According to the Swedish boatyard, Candela C-8 is one of Europe’s best-selling high-end 28-footers. Five weeks after the launch of the C-8, Candela has registered more than 60 orders for it, making the new electric powerboat one of the premium 28-footers. Candela Communications Manager Mikael Mahlberg says that by the end of the year they expect to really annoy their heat-powered rivals and carve out some serious market share.
If around 30 boats of the Candela C-Seven have been delivered since 2019, the new C-8 looks set to have a much stronger impact on the market.
First of all, this motorboat is full-electric and foil-equipped. It lifts itself out of the water, reducing friction and therefore the need for energy. In this way, the sailing range increases exponentially, even with batteries.
The foils are not just static appendages in the water, but are controlled by very advanced software that adjusts them according to conditions. This on-board computer, called Flight Controller, analyzes and corrects the trim about 100 times a second to maintain the best flight height and to counteract waves and crosswinds.
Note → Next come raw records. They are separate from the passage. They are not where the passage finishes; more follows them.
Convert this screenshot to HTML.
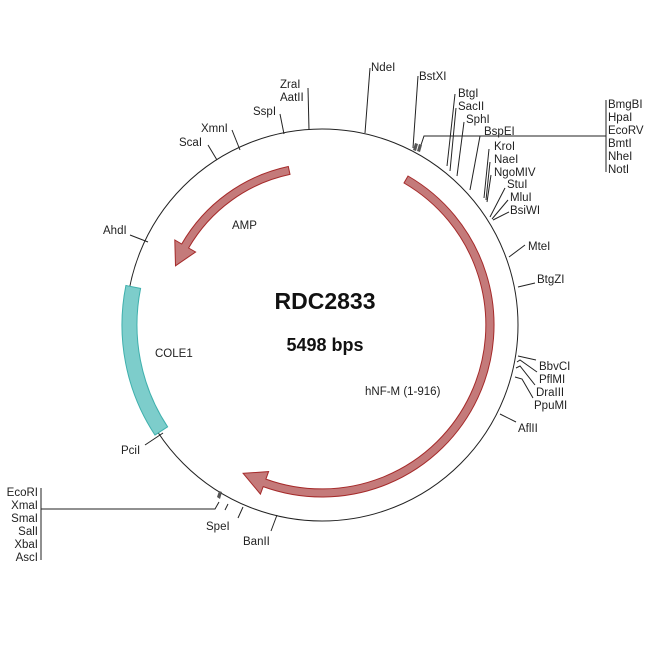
<!DOCTYPE html>
<html><head><style>body{margin:0;background:#fff}svg{display:block}text{font-family:"Liberation Sans",Arial,sans-serif;font-size:11.5px;fill:#222}</style></head><body>
<svg width="650" height="650" viewBox="0 0 650 650">
<circle cx="322" cy="325" r="196" fill="none" stroke="#222" stroke-width="1"/>
<path d="M125.9,285.5 A200 200 0 0 0 155,435.1 L167.6,426.8 A185 185 0 0 1 140.6,288.4 Z" fill="#7dcdcb" stroke="#3fb0ad" stroke-width="1"/>
<path d="M408,176 A172,172 0 0 1 263.2,486.6 L260.4,494.1 L243.1,473.3 L268.6,471.6 L265.9,479.1 A164,164 0 0 0 404,183 Z" fill="#c47a7a" stroke="#a52a2a" stroke-width="1"/>
<path d="M288.3,166.5 A162 162 0 0 0 181.7,244 L174.8,240 L175.5,265.8 L195.6,252 L188.6,248 A154 154 0 0 1 290,174.4 Z" fill="#c47a7a" stroke="#a52a2a" stroke-width="1"/>
<g stroke="#222" stroke-width="1" fill="none">
<path d="M370,68 L365,133"/>
<path d="M418,76 L413,148"/>
<path d="M455,94 L447,166"/>
<path d="M456,108 L450,171"/>
<path d="M464,122 L457,176"/>
<path d="M480,136 L470,190"/>
<path d="M420,148 L424,136 L606,136"/>
<path d="M606,100 L606,172"/>
<path d="M489,149 L484,198"/>
<path d="M490,162 L486,200"/>
<path d="M491,175 L487,202"/>
<path d="M505,188 L490,217"/>
<path d="M508,200 L492,219"/>
<path d="M509,212 L493,220"/>
<path d="M525,245 L509,257"/>
<path d="M535,283 L518,287"/>
<path d="M536,360 L518,356"/>
<path d="M537,372 L520,360 L517,362"/>
<path d="M535,385 L520,366 L516,368"/>
<path d="M533,398 L522,379 L515,377"/>
<path d="M516,422 L500,414"/>
<path d="M308,88 L309,130"/>
<path d="M280,114 L284,134"/>
<path d="M232,130 L240,150"/>
<path d="M208,145 L217,160"/>
<path d="M130,235 L148,242"/>
<path d="M145,445 L163,433"/>
<path d="M238,518 L243,507"/>
<path d="M271,531 L277,515"/>
<path d="M41,488 L41,560"/>
<path d="M41,509 L215,509 L219,502"/>
<path d="M228,504 L225,510"/>
</g>
<g fill="#555">
<polygon points="413,150 415,143 418,144 416,151"/><polygon points="417,151 419,144 422,145 420,152"/>
<polygon points="217,497 219,491 222,492 220,499"/>
</g>
<g>
<text x="371" y="71">NdeI</text>
<text x="419" y="80">BstXI</text>
<text x="458" y="97">BtgI</text>
<text x="458" y="110">SacII</text>
<text x="466" y="123">SphI</text>
<text x="484" y="135">BspEI</text>
<text x="608" y="108">BmgBI</text>
<text x="608" y="121">HpaI</text>
<text x="608" y="134">EcoRV</text>
<text x="608" y="147">BmtI</text>
<text x="608" y="160">NheI</text>
<text x="608" y="173">NotI</text>
<text x="494" y="150">KroI</text>
<text x="494" y="163">NaeI</text>
<text x="494" y="176">NgoMIV</text>
<text x="507" y="188">StuI</text>
<text x="510" y="201">MluI</text>
<text x="510" y="214">BsiWI</text>
<text x="528" y="250">MteI</text>
<text x="537" y="283">BtgZI</text>
<text x="539" y="370">BbvCI</text>
<text x="539" y="383">PflMI</text>
<text x="536" y="396">DraIII</text>
<text x="534" y="409">PpuMI</text>
<text x="518" y="432">AflII</text>
<text x="280" y="88">ZraI</text>
<text x="280" y="101">AatII</text>
<text x="253" y="115">SspI</text>
<text x="201" y="132">XmnI</text>
<text x="179" y="146">ScaI</text>
<text x="103" y="234">AhdI</text>
<text x="121" y="454">PciI</text>
<text x="206" y="530">SpeI</text>
<text x="243" y="545">BanII</text>
<g text-anchor="end">
<text x="38" y="496">EcoRI</text>
<text x="38" y="509">XmaI</text>
<text x="38" y="522">SmaI</text>
<text x="38" y="535">SalI</text>
<text x="38" y="548">XbaI</text>
<text x="38" y="561">AscI</text>
</g>
<text x="155" y="357">COLE1</text>
<text x="232" y="229">AMP</text>
<text x="365" y="395">hNF-M (1-916)</text>
<text x="325" y="309" text-anchor="middle" style="font-size:23px;font-weight:bold;fill:#111">RDC2833</text>
<text x="325" y="351" text-anchor="middle" style="font-size:18px;font-weight:bold;fill:#111">5498 bps</text>
</g>
</svg>
</body></html>
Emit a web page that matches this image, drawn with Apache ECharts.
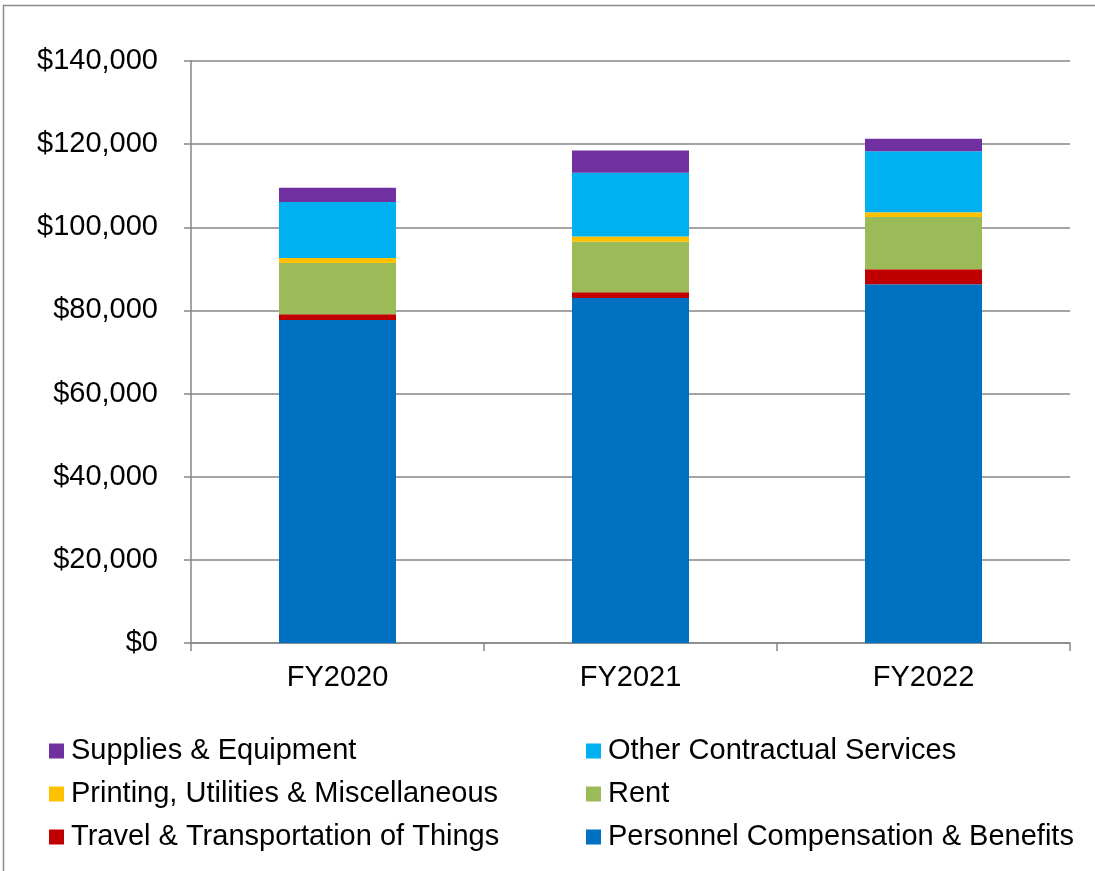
<!DOCTYPE html>
<html>
<head>
<meta charset="utf-8">
<script src="https://cdn.jsdelivr.net/npm/echarts@6/dist/echarts.min.js"></script>
<style>
  html, body { margin: 0; padding: 0; background: #fff; }
  #chart { width: 1095px; height: 871px; }
</style>
</head>
<body>
<div id="chart"></div>
<script>
// Fiscal years on the category axis
const categories = ['FY2020', 'FY2021', 'FY2022'];

// Spending by object class (dollars), stacked bottom to top
const personnel = [77700, 83000, 86300];
const travel = [1400, 1400, 3600];
const rent = [12300, 12100, 12600];
const printing = [1200, 1300, 1100];
const otherServices = [13500, 15300, 14700];
const supplies = [3400, 5400, 3000];

// Value axis ticks
const yTicks = [0, 20000, 40000, 60000, 80000, 100000, 120000, 140000];

const seriesDefs = [
  { name: 'Personnel Compensation & Benefits', data: personnel, color: '#0070C0' },
  { name: 'Travel & Transportation of Things', data: travel, color: '#C00000' },
  { name: 'Rent', data: rent, color: '#9BBB59' },
  { name: 'Printing, Utilities & Miscellaneous', data: printing, color: '#FFC000' },
  { name: 'Other Contractual Services', data: otherServices, color: '#00B0F0' },
  { name: 'Supplies & Equipment', data: supplies, color: '#7030A0' }
];

// Legend layout: two columns, three rows
const legendSlots = [
  { name: 'Supplies & Equipment', left: 49, top: 736 },
  { name: 'Other Contractual Services', left: 586, top: 736 },
  { name: 'Printing, Utilities & Miscellaneous', left: 49, top: 779 },
  { name: 'Rent', left: 586, top: 779 },
  { name: 'Travel & Transportation of Things', left: 49, top: 822 },
  { name: 'Personnel Compensation & Benefits', left: 586, top: 822 }
];

const font = '"Liberation Sans", Arial, sans-serif';
const fontSize = 29;
const chart = echarts.init(document.getElementById('chart'), null, { renderer: 'canvas' });

const fmt = v => '$' + v.toLocaleString('en-US');

chart.setOption({
  animation: false,
  backgroundColor: '#fff',
  graphic: [{
    type: 'rect',
    shape: { x: 3.5, y: 5.5, width: 1200, height: 1000 },
    style: { fill: 'none', stroke: '#8c8c8c', lineWidth: 1.5 },
    silent: true
  }],
  grid: { left: 191, right: 25, top: 61, bottom: 228, containLabel: false },
  legend: legendSlots.map(s => ({
    data: [s.name],
    left: s.left,
    top: s.top,
    padding: 0,
    itemWidth: 15,
    itemHeight: 15,
    itemGap: 0,
    icon: 'rect',
    textStyle: { fontFamily: font, fontSize: fontSize, lineHeight: 30, color: '#000', padding: [0, 0, 0, 2] },
    selectedMode: false
  })),
  xAxis: {
    type: 'category',
    data: categories,
    axisLine: { lineStyle: { color: '#868686', width: 1.5 } },
    axisTick: { show: true, length: 8, lineStyle: { color: '#868686', width: 1.5 } },
    axisLabel: { fontFamily: font, fontSize: fontSize, color: '#000', margin: 20 }
  },
  yAxis: {
    type: 'value',
    min: yTicks[0],
    max: yTicks[yTicks.length - 1],
    interval: yTicks[1] - yTicks[0],
    axisLine: { show: true, lineStyle: { color: '#868686', width: 1.5 } },
    axisTick: { show: true, length: 7, lineStyle: { color: '#868686', width: 1.5 } },
    splitLine: { lineStyle: { color: '#868686', width: 1.5 } },
    axisLabel: { fontFamily: font, fontSize: fontSize, color: '#000', margin: 33, formatter: fmt }
  },
  series: seriesDefs.map(s => ({
    name: s.name,
    type: 'bar',
    stack: 'total',
    data: s.data,
    barWidth: 117,
    itemStyle: { color: s.color }
  }))
});
</script>
</body>
</html>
According to the boatyard’s estimates, the result is an 80% reduction in energy consumption and considerable sailing comfort, especially in waves of 3-4 feet, which the boat, being in “flight”, passes over without a second thought.
According to Candela, the C-8 will be able to sail for over two and a half hours at a speed of 20 knots. Of course, there is a lot of room for improvement compared to a traditional speedboat, but this is already an achievement that until a few years ago was part of the “science fiction” genre.
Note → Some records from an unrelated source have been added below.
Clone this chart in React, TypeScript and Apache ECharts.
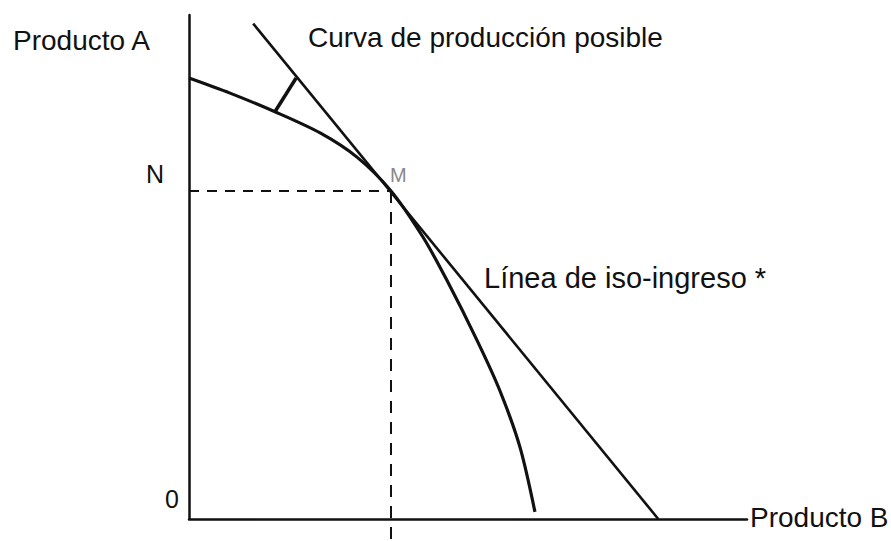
import React, { useEffect, useRef } from "react";
import * as echarts from "echarts";

// Production possibility curve (Producto B on x, Producto A on y), 0-100 units
const curveX = [0, 7.35, 15.4, 23.5, 30.1, 36.2, 41.9, 46.2, 51.6, 55.7, 59.3, 62.0];
const curveY = [87.5, 84.5, 80.8, 76.6, 71.8, 65.1, 56.0, 47.4, 35.5, 25.5, 14.3, 1.4];

// Iso-revenue line end points
const isoX = [11.5, 84.1];
const isoY = [98.3, 0];

// Small bracket segment between curve and iso line
const bracketX = [15.4, 19.2];
const bracketY = [80.8, 87.5];

// Tangency point M
const pointM = [36.2, 65.1];
const belowAxis = -4;

const labels = {
  yAxis: "Producto A",
  xAxis: "Producto B",
  curve: "Curva de producción posible",
  iso: "Línea de iso-ingreso *",
  n: "N",
  m: "M",
  origin: "0",
};

const zip = (xs: number[], ys: number[]) => xs.map((x, i) => [x, ys[i]]);

export default function App() {
  const ref = useRef<HTMLDivElement>(null);
  useEffect(() => {
    if (!ref.current) return;
    const chart = echarts.init(ref.current, null, { renderer: "svg" });
    const font = '"Liberation Sans", Arial, sans-serif';
    const ink = "#111";
    const txt = (text: string, x: number, y: number, size: number, fill = ink) => ({
      type: "text",
      x,
      y,
      silent: true,
      style: { text, fill, font: `${size}px ${font}`, verticalAlign: "middle", align: "left" },
    });
    chart.setOption({
      animation: false,
      backgroundColor: "#ffffff",
      grid: { left: 189, top: 15, width: 558, height: 504, outerBoundsMode: "none", containLabel: false },
      xAxis: {
        type: "value",
        min: 0,
        max: 100,
        axisLine: { show: true, lineStyle: { color: ink, width: 2.5 } },
        axisTick: { show: false },
        axisLabel: { show: false },
        splitLine: { show: false },
      },
      yAxis: {
        type: "value",
        min: 0,
        max: 100,
        axisLine: { show: true, lineStyle: { color: ink, width: 2.5 } },
        axisTick: { show: false },
        axisLabel: { show: false },
        splitLine: { show: false },
      },
      series: [
        {
          type: "line",
          data: zip(curveX, curveY),
          smooth: 0.3,
          symbol: "none",
          lineStyle: { color: ink, width: 3.2 },
        },
        {
          type: "line",
          data: zip(isoX, isoY),
          symbol: "none",
          lineStyle: { color: ink, width: 2.6 },
        },
        {
          type: "line",
          data: zip(bracketX, bracketY),
          symbol: "none",
          lineStyle: { color: ink, width: 3.5 },
        },
        {
          type: "line",
          data: [[0, pointM[1]], [pointM[0], pointM[1]]],
          symbol: "none",
          lineStyle: { color: ink, width: 2, type: [10, 8] },
        },
        {
          type: "line",
          data: [[pointM[0], pointM[1]], [pointM[0], belowAxis]],
          symbol: "none",
          clip: false,
          lineStyle: { color: ink, width: 2, type: [12, 9] },
        },
      ],
      graphic: [
        txt(labels.yAxis, 13, 40, 28),
        txt(labels.curve, 308, 37, 28),
        txt(labels.iso, 484, 278, 29),
        txt(labels.xAxis, 750, 517, 28),
        txt(labels.n, 146, 174, 25),
        txt(labels.m, 390, 175, 20, "#888"),
        txt(labels.origin, 165, 499, 25),
      ],
    });
    return () => chart.dispose();
  }, []);
  return (
    <div
      ref={ref}
      style={{ position: "fixed", left: 0, top: 0, width: 891, height: 541, background: "#fff" }}
    />
  );
}
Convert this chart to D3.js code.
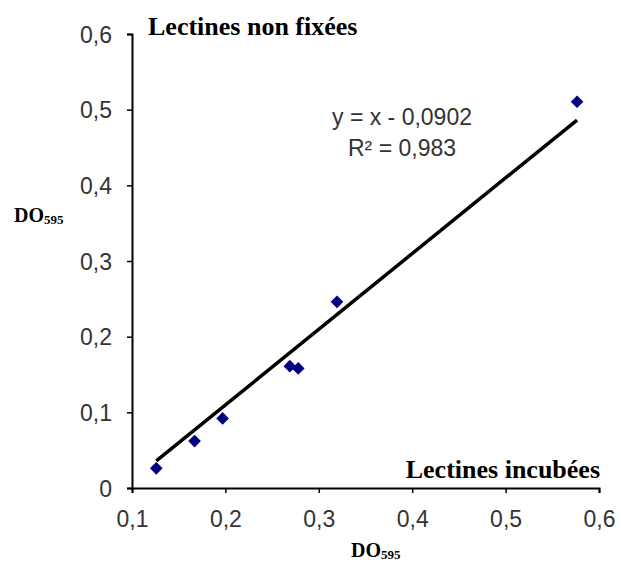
<!DOCTYPE html>
<html><head><meta charset="utf-8">
<script src="https://cdn.jsdelivr.net/npm/d3@7"></script>
<style>body{margin:0;background:#fff}</style>
</head><body>
<svg id="chart" width="621" height="563"></svg>
<script>
const xValues = [0.126, 0.167, 0.197, 0.269, 0.278, 0.3195, 0.5765];
const yValues = [0.026, 0.062, 0.092, 0.161, 0.158, 0.246, 0.5105];
const xTicks = [0.1, 0.2, 0.3, 0.4, 0.5, 0.6];
const yTicks = [0, 0.1, 0.2, 0.3, 0.4, 0.5, 0.6];
const trendSlope = 1;
const trendIntercept = -0.0902;
const equationLines = ["y = x - 0,0902", "R² = 0,983"];
const topTitle = "Lectines non fixées";
const bottomTitle = "Lectines incubées";

const svg = d3.select("#chart");
const m = {left: 132, top: 34};
const W = 467, H = 454;
const g = svg.append("g").attr("transform", `translate(${m.left},${m.top})`);
const x = d3.scaleLinear().domain([0.1, 0.6]).range([0, W]);
const y = d3.scaleLinear().domain([0, 0.6]).range([H, 0]);
const fmt = d => d3.format(".1~f")(d).replace(".", ",");

const xa = g.append("g").attr("transform", `translate(0,${H})`)
  .call(d3.axisBottom(x).tickValues(xTicks).tickFormat(fmt).tickSizeOuter(0).tickSize(5).tickPadding(20));
const ya = g.append("g")
  .call(d3.axisLeft(y).tickValues(yTicks).tickFormat(fmt).tickSizeOuter(0).tickSize(5).tickPadding(15));
[xa, ya].forEach(a => {
  a.select(".domain").attr("stroke", "#000").attr("stroke-width", 2);
  a.selectAll(".tick line").attr("stroke", "#000").attr("stroke-width", 1.5);
  a.selectAll(".tick text").attr("font-family", "Liberation Sans, Arial, sans-serif")
    .attr("font-size", 23).attr("fill", "#333");
});
xa.selectAll(".tick text").attr("dy", "0.62em");
ya.selectAll(".tick text").attr("dy", "0.36em");

// trend line
const x0 = d3.min(xValues), x1 = d3.max(xValues);
g.append("line")
  .attr("x1", x(x0)).attr("y1", y(trendSlope * x0 + trendIntercept))
  .attr("x2", x(x1)).attr("y2", y(trendSlope * x1 + trendIntercept))
  .attr("stroke", "#000").attr("stroke-width", 3.5);

// points
const sym = d3.symbol(d3.symbolSquare, 80);
g.selectAll("path.pt").data(xValues.map((v, i) => [v, yValues[i]])).join("path")
  .attr("class", "pt")
  .attr("d", sym)
  .attr("transform", d => `translate(${x(d[0])},${y(d[1])}) rotate(45)`)
  .attr("fill", "#000080");

// equation
g.selectAll("text.eq").data(equationLines).join("text")
  .attr("class", "eq")
  .attr("x", 402 - m.left).attr("y", (d, i) => 125 - m.top + i * 31)
  .attr("text-anchor", "middle")
  .attr("font-family", "Liberation Sans, Arial, sans-serif")
  .attr("font-size", 23).attr("fill", "#333")
  .text(d => d);

// titles
svg.append("text").attr("x", 148).attr("y", 35)
  .attr("font-family", "Liberation Serif, Times New Roman, serif")
  .attr("font-weight", "bold").attr("font-size", 26).text(topTitle);
svg.append("text").attr("x", 600).attr("y", 478).attr("text-anchor", "end")
  .attr("font-family", "Liberation Serif, Times New Roman, serif")
  .attr("font-weight", "bold").attr("font-size", 26).text(bottomTitle);

function doLabel(px, py) {
  const t = svg.append("text").attr("x", px).attr("y", py)
    .attr("font-family", "Liberation Serif, Times New Roman, serif")
    .attr("font-weight", "bold");
  t.append("tspan").attr("font-size", 20).text("DO");
  t.append("tspan").attr("font-size", 13).attr("dy", 2).text("595");
}
doLabel(14, 222);
doLabel(351, 557);
</script>
</body></html>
The shipyard is also relying heavily on the C-POD, the engine that drives the C-8. The new model promises more than 50 nautical miles (92 km) at 22 knots of speed on one charge of its 45 kWh battery. With the features mentioned above, this boat aims to have an “artificially stable”, pitch-free ride.
In very rough seas, the C-8 can also be steered like a conventional daycruiser. By pressing a button on the touch screen, the appendages retract into the hull. This function is also useful when entering a shallow harbour, or when you want to trailer the boat. Similarly, in the case of flat water, but perhaps with wood and logs (think of a harbour near the mouth of a river), you can navigate without fear of hitting submerged or semi-submerged objects.